Property Sale and Tax Sops | Magicbricks.com Property Pulse
Short-term capital gains or losses are treated and taxed in the same manner as any other incomes or losses. Tax on longterm capital gains can be avoided if the sale proceeds were invested in another residential property within one year before or are invested two years after the sale. Long-term capital gains can also be saved if only the capital gains (and not the total sale proceeds) are invested for a period of three years in National Highways Authority of India (NHAI) or Rural Electrification Corporation Limited (RECL) bonds.
Time limit
The determination of sale proceeds of a property is based on the valuation adopted by the State’s stamp duty and registration authorities and not the amount mentioned in the deed of conveyance. Section 54 allows an exemption on the sale of a residential property and reinvestment in another house. The reinvestment in a house should be through purchase that took place one year before or purchase two years after the date of transfer, or through construction of a new house that is completed before the expiry of three years from the date of transfer. Also, the assessee should be an individual or a Hindu Undivided Family (HUF), the gains should have arisen from the transfer of a house that was a long-term capital asset, and the income from such house should have been chargeable to tax under the head ‘income from House Property’.

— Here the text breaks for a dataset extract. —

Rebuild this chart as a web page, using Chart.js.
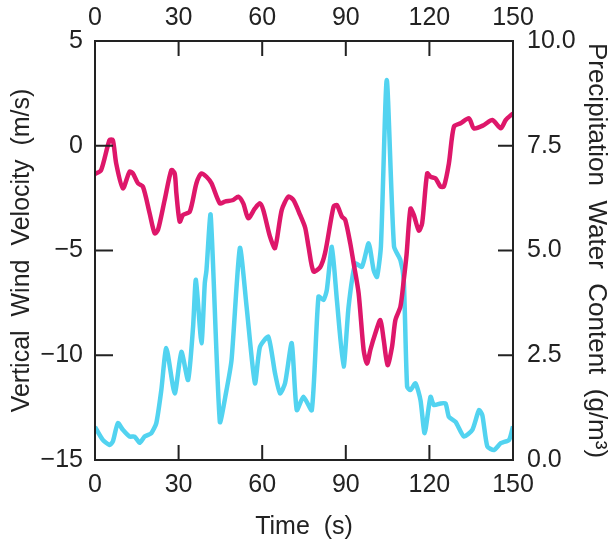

The exemption is available to this extent:
If the amount invested is more than or equal to the capital gains, the entire capital gains is exempted
If the amount invested is less than the capital gains, the amount to the extent invested is exempted
If the amount invested is less than the capital gains, the amount to the extent invested is exempted
Tax saving
For the purpose of claiming the exemption, the amount not invested towards purchase of the new house before the due date for furnishing the returns of income for the relevant assessment year should be deposited in any bank in a Capital Gains Account Scheme. The amount so deposited will be deemed to have been used for the purchase or construction of a new house. The amount may be withdrawn for the purpose of purchase or construction of a new house within a specified time.
In case a house was purchased out of capital gains made in a previous transaction, it should be held for 36 months. In case it is sold within 36 months of buying, the profits are added to income for that year, and taxed accordingly. In case one is in the highest income tax bracket, the tax rate will be 30.9 percent.

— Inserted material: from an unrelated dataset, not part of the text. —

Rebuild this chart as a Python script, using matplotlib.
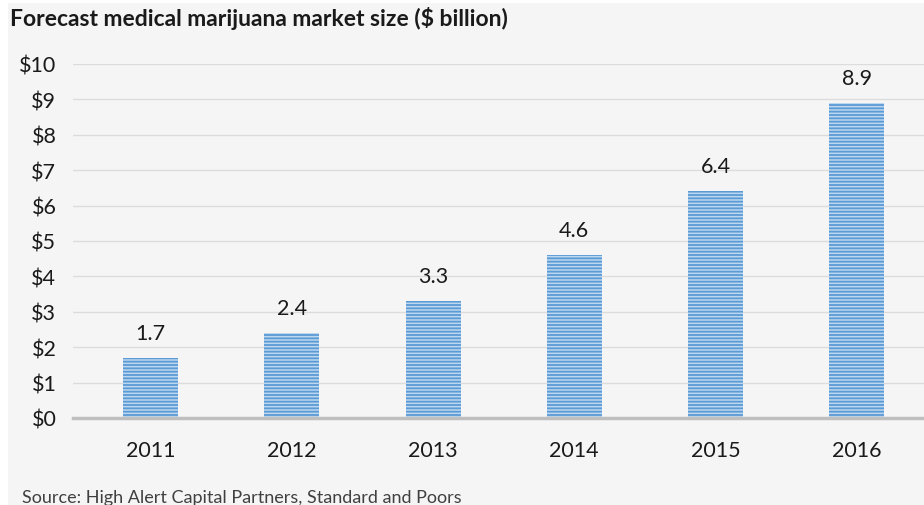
import matplotlib
matplotlib.use("Agg")
import matplotlib.pyplot as plt
from matplotlib.patches import Rectangle

years = ["2011", "2012", "2013", "2014", "2015", "2016"]
values = [1.7, 2.4, 3.3, 4.6, 6.4, 8.9]
ytick_vals = list(range(0, 11))
ytick_labels = ["$" + str(v) for v in ytick_vals]

plt.rcParams['font.family'] = ['Lato', 'DejaVu Sans']
plt.rcParams['hatch.linewidth'] = 1.3

bg = '#f5f5f5'
fig = plt.figure(figsize=(9.24, 5.06), dpi=100, facecolor=bg)
fig.patches.append(Rectangle((0, 0), 8/924, 1, transform=fig.transFigure,
                             facecolor='white', edgecolor='none', zorder=0))
fig.patches.append(Rectangle((0, 1 - 4/506), 1, 4/506, transform=fig.transFigure,
                             facecolor='white', edgecolor='none', zorder=0))

ax = fig.add_axes([73/924, 1 - 419/506, 1 - 73/924 + 0.002, (419 - 65)/506])
ax.set_facecolor(bg)
x = list(range(len(years)))
bars = ax.bar(x, values, width=0.39, color='#bdd7ee', edgecolor='#5b9bd5',
              linewidth=0, hatch='-----', zorder=2)
for xi, v in zip(x, values):
    ax.annotate(f"{v}", (xi, v), xytext=(0, 11), textcoords='offset points',
                ha='center', va='bottom', fontsize=15.5, color='#1a1a1a')

ax.set_xlim(-0.55, 5.49)
ax.set_ylim(0, 10)
ax.set_yticks(ytick_vals)
ax.set_yticklabels(ytick_labels)
ax.set_xticks(x)
ax.set_xticklabels(years)
ax.grid(axis='y', color='#dcdcdc', linewidth=1.0, zorder=0)
ax.set_axisbelow(True)
for s in ['top', 'right', 'left']:
    ax.spines[s].set_visible(False)
ax.spines['bottom'].set_color('#bfbfbf')
ax.spines['bottom'].set_linewidth(2.5)
ax.spines['bottom'].set_zorder(3)
ax.tick_params(axis='both', length=0, labelsize=15.5, colors='#1a1a1a')
ax.tick_params(axis='x', pad=16)
ax.tick_params(axis='y', pad=12)

fig.text(10/924, 1 - 18/506, "Forecast medical marijuana market size ($ billion)",
         fontsize=16.5, fontweight='bold', color='#1a1a1a', va='center', ha='left')
fig.text(22/924, 1 - 498/506, "Source: High Alert Capital Partners, Standard and Poors",
         fontsize=13, color='#404040', va='center', ha='left')

fig.savefig("out.png", dpi=100, facecolor=bg)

Deduction against principal repayment
In addition, the deduction under Section 80C will need to be considered. Under Section 80C of the Income Tax Act, the principal part of a home loan repayment can be claimed for tax deduction. But if the property is sold within five years of buying, the tax deductions are reversed. During the early years of a loan tenure, a major part of the repayment is allocated under interest. The principal component will be added to the income for the current year and taxed at 30.9 percent (for those in the highest tax bracket).